Daraus ergeben sich die notwendigen zukünftigen Schutzfaktoren (zum besseren Verständnis nenne ich diese Ressourcen), die zu aktivieren nötig werden, um das Risiko einer zukünftigen Gefährdung innerfamiliär auszuschließen. Sind diese Ressourcen nicht in der Familie vorhanden, werden im Bedeutungskontext Kinderschutz jene eigenen Ressourcen aktiv, um ein zukünftiges Risikopotential in der Familie ausschließen zu können. Auf einem Kontinuum von einem Punkt - dem Risiko in der Familie - und dessen Gegensatz - die Ressourcen der Familie für Sicherheit sorgen zu können – eine Bewertung zu treffen, liegen die Thematiken, auf die sich Kommunikation bezieht: die zu initiierenden Veränderungsprozesse.
Stellen sich im Rahmen der Krisenintervention gravierende Probleme als nicht veränderbar dar, muss eine andere Möglichkeit, ein anderer Kontext als der bisherige gefunden werden, um der Person mit dem Geheimnis dennoch kommunikativen Anschluss bieten zu können.
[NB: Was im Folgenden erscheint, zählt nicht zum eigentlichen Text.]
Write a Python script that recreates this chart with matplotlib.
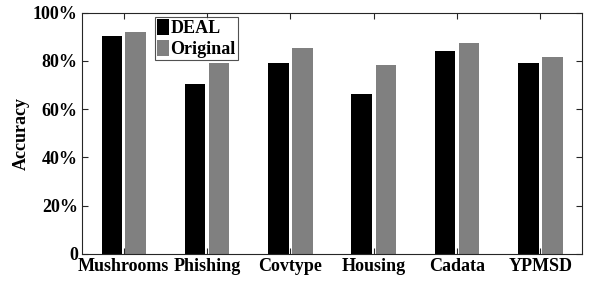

Kinderschutz fungiert als Begrenzungsmacht, um einen familiären Machtkontext zu verändern und unterscheidet hierbei zwischen physischen Schutzmaßnahmen und Risikofaktoren, die in der Person, die geschützt wird, noch weiterhin wirksam bleiben. Hierzu zähle ich weiterhin geheim gehaltene Bedingungen, die das emotionale Milieu des Kindes in seiner Familie betreffen.